### TASK INSTRUCTIONS
Write out the whole listing, matching it exactly.

******

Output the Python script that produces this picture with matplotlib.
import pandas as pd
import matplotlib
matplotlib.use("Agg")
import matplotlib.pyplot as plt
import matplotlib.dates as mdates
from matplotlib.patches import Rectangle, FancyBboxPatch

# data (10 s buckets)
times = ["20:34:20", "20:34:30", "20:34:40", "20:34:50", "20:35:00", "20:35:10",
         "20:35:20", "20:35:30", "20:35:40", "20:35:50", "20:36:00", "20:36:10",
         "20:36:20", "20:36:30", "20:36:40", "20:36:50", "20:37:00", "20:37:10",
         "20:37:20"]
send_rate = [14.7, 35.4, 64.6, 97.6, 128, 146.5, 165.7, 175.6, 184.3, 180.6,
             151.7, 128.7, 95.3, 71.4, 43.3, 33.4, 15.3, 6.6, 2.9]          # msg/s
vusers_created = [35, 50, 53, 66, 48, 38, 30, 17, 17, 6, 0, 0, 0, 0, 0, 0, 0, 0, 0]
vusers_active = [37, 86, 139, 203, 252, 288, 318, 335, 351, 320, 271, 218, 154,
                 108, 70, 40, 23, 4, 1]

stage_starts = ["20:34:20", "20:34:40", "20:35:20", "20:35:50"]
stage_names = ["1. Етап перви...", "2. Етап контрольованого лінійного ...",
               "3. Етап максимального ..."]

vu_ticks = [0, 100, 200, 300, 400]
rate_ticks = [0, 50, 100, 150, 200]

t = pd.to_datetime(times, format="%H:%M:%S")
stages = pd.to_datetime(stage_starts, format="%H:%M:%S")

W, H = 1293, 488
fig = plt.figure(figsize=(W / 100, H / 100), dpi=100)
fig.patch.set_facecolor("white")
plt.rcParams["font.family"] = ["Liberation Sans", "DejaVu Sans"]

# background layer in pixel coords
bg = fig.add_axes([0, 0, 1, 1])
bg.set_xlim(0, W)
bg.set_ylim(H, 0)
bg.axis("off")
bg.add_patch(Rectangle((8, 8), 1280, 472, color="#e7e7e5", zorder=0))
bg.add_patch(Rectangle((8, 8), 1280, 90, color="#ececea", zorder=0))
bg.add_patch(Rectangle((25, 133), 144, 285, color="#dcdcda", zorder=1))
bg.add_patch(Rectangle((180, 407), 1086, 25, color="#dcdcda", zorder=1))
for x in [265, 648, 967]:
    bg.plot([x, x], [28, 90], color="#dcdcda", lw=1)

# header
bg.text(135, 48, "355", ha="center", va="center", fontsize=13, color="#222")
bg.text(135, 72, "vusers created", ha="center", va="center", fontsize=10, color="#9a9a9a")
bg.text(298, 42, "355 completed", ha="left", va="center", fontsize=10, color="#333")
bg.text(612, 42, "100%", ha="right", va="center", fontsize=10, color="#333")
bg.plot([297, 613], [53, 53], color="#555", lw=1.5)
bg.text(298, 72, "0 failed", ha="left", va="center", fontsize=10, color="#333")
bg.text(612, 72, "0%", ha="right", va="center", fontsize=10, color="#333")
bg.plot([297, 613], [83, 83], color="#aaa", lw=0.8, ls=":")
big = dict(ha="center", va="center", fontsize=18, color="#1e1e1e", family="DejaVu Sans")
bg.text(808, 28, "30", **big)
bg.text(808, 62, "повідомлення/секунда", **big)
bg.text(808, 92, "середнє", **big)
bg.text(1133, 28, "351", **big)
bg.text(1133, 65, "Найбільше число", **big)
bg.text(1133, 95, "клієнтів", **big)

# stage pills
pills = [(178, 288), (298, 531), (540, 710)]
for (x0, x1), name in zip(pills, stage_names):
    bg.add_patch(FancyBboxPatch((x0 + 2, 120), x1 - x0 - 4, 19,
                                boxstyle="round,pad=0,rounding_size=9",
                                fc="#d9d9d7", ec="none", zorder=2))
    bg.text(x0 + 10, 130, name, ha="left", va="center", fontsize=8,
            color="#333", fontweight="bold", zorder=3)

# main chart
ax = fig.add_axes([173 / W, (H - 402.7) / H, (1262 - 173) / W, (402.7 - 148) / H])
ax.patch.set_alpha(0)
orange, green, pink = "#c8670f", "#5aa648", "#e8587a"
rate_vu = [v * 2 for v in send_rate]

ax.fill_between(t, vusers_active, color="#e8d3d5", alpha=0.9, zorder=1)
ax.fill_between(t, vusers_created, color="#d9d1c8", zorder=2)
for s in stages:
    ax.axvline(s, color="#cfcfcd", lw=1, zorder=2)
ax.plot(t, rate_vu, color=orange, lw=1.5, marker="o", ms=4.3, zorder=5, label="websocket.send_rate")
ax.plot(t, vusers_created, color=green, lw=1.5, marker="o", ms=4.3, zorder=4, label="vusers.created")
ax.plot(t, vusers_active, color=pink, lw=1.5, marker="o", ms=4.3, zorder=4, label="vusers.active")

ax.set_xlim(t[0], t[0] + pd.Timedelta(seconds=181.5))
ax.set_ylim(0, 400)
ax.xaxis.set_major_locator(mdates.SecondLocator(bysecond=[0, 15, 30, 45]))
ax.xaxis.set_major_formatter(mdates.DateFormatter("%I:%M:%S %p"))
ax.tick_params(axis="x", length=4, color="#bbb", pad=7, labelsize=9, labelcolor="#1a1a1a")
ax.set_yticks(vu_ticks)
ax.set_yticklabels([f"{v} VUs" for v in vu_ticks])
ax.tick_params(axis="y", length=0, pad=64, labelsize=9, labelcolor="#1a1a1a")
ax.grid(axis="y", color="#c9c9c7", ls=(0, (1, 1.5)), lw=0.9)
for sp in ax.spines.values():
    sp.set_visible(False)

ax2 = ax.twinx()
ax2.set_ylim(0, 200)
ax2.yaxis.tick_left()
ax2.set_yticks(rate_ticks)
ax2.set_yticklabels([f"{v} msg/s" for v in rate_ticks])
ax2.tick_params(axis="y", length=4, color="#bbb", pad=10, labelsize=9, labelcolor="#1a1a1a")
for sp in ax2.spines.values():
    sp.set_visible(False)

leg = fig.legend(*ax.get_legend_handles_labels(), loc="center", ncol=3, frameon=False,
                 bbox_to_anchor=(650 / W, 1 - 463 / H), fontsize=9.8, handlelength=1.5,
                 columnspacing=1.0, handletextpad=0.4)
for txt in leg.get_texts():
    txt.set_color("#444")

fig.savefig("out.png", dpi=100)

******

### ANSWER TO THIS TASK
Output the Python script that produces this picture with matplotlib.
import pandas as pd
import matplotlib
matplotlib.use("Agg")
import matplotlib.pyplot as plt
import matplotlib.dates as mdates
from matplotlib.patches import Rectangle, FancyBboxPatch

# data (10 s buckets)
times = ["20:34:20", "20:34:30", "20:34:40", "20:34:50", "20:35:00", "20:35:10",
         "20:35:20", "20:35:30", "20:35:40", "20:35:50", "20:36:00", "20:36:10",
         "20:36:20", "20:36:30", "20:36:40", "20:36:50", "20:37:00", "20:37:10",
         "20:37:20"]
send_rate = [14.7, 35.4, 64.6, 97.6, 128, 146.5, 165.7, 175.6, 184.3, 180.6,
             151.7, 128.7, 95.3, 71.4, 43.3, 33.4, 15.3, 6.6, 2.9]          # msg/s
vusers_created = [35, 50, 53, 66, 48, 38, 30, 17, 17, 6, 0, 0, 0, 0, 0, 0, 0, 0, 0]
vusers_active = [37, 86, 139, 203, 252, 288, 318, 335, 351, 320, 271, 218, 154,
                 108, 70, 40, 23, 4, 1]

stage_starts = ["20:34:20", "20:34:40", "20:35:20", "20:35:50"]
stage_names = ["1. Етап перви...", "2. Етап контрольованого лінійного ...",
               "3. Етап максимального ..."]

vu_ticks = [0, 100, 200, 300, 400]
rate_ticks = [0, 50, 100, 150, 200]

t = pd.to_datetime(times, format="%H:%M:%S")
stages = pd.to_datetime(stage_starts, format="%H:%M:%S")

W, H = 1293, 488
fig = plt.figure(figsize=(W / 100, H / 100), dpi=100)
fig.patch.set_facecolor("white")
plt.rcParams["font.family"] = ["Liberation Sans", "DejaVu Sans"]

# background layer in pixel coords
bg = fig.add_axes([0, 0, 1, 1])
bg.set_xlim(0, W)
bg.set_ylim(H, 0)
bg.axis("off")
bg.add_patch(Rectangle((8, 8), 1280, 472, color="#e7e7e5", zorder=0))
bg.add_patch(Rectangle((8, 8), 1280, 90, color="#ececea", zorder=0))
bg.add_patch(Rectangle((25, 133), 144, 285, color="#dcdcda", zorder=1))
bg.add_patch(Rectangle((180, 407), 1086, 25, color="#dcdcda", zorder=1))
for x in [265, 648, 967]:
    bg.plot([x, x], [28, 90], color="#dcdcda", lw=1)

# header
bg.text(135, 48, "355", ha="center", va="center", fontsize=13, color="#222")
bg.text(135, 72, "vusers created", ha="center", va="center", fontsize=10, color="#9a9a9a")
bg.text(298, 42, "355 completed", ha="left", va="center", fontsize=10, color="#333")
bg.text(612, 42, "100%", ha="right", va="center", fontsize=10, color="#333")
bg.plot([297, 613], [53, 53], color="#555", lw=1.5)
bg.text(298, 72, "0 failed", ha="left", va="center", fontsize=10, color="#333")
bg.text(612, 72, "0%", ha="right", va="center", fontsize=10, color="#333")
bg.plot([297, 613], [83, 83], color="#aaa", lw=0.8, ls=":")
big = dict(ha="center", va="center", fontsize=18, color="#1e1e1e", family="DejaVu Sans")
bg.text(808, 28, "30", **big)
bg.text(808, 62, "повідомлення/секунда", **big)
bg.text(808, 92, "середнє", **big)
bg.text(1133, 28, "351", **big)
bg.text(1133, 65, "Найбільше число", **big)
bg.text(1133, 95, "клієнтів", **big)

# stage pills
pills = [(178, 288), (298, 531), (540, 710)]
for (x0, x1), name in zip(pills, stage_names):
    bg.add_patch(FancyBboxPatch((x0 + 2, 120), x1 - x0 - 4, 19,
                                boxstyle="round,pad=0,rounding_size=9",
                                fc="#d9d9d7", ec="none", zorder=2))
    bg.text(x0 + 10, 130, name, ha="left", va="center", fontsize=8,
            color="#333", fontweight="bold", zorder=3)

# main chart
ax = fig.add_axes([173 / W, (H - 402.7) / H, (1262 - 173) / W, (402.7 - 148) / H])
ax.patch.set_alpha(0)
orange, green, pink = "#c8670f", "#5aa648", "#e8587a"
rate_vu = [v * 2 for v in send_rate]

ax.fill_between(t, vusers_active, color="#e8d3d5", alpha=0.9, zorder=1)
ax.fill_between(t, vusers_created, color="#d9d1c8", zorder=2)
for s in stages:
    ax.axvline(s, color="#cfcfcd", lw=1, zorder=2)
ax.plot(t, rate_vu, color=orange, lw=1.5, marker="o", ms=4.3, zorder=5, label="websocket.send_rate")
ax.plot(t, vusers_created, color=green, lw=1.5, marker="o", ms=4.3, zorder=4, label="vusers.created")
ax.plot(t, vusers_active, color=pink, lw=1.5, marker="o", ms=4.3, zorder=4, label="vusers.active")

ax.set_xlim(t[0], t[0] + pd.Timedelta(seconds=181.5))
ax.set_ylim(0, 400)
ax.xaxis.set_major_locator(mdates.SecondLocator(bysecond=[0, 15, 30, 45]))
ax.xaxis.set_major_formatter(mdates.DateFormatter("%I:%M:%S %p"))
ax.tick_params(axis="x", length=4, color="#bbb", pad=7, labelsize=9, labelcolor="#1a1a1a")
ax.set_yticks(vu_ticks)
ax.set_yticklabels([f"{v} VUs" for v in vu_ticks])
ax.tick_params(axis="y", length=0, pad=64, labelsize=9, labelcolor="#1a1a1a")
ax.grid(axis="y", color="#c9c9c7", ls=(0, (1, 1.5)), lw=0.9)
for sp in ax.spines.values():
    sp.set_visible(False)

ax2 = ax.twinx()
ax2.set_ylim(0, 200)
ax2.yaxis.tick_left()
ax2.set_yticks(rate_ticks)
ax2.set_yticklabels([f"{v} msg/s" for v in rate_ticks])
ax2.tick_params(axis="y", length=4, color="#bbb", pad=10, labelsize=9, labelcolor="#1a1a1a")
for sp in ax2.spines.values():
    sp.set_visible(False)

leg = fig.legend(*ax.get_legend_handles_labels(), loc="center", ncol=3, frameon=False,
                 bbox_to_anchor=(650 / W, 1 - 463 / H), fontsize=9.8, handlelength=1.5,
                 columnspacing=1.0, handletextpad=0.4)
for txt in leg.get_texts():
    txt.set_color("#444")

fig.savefig("out.png", dpi=100)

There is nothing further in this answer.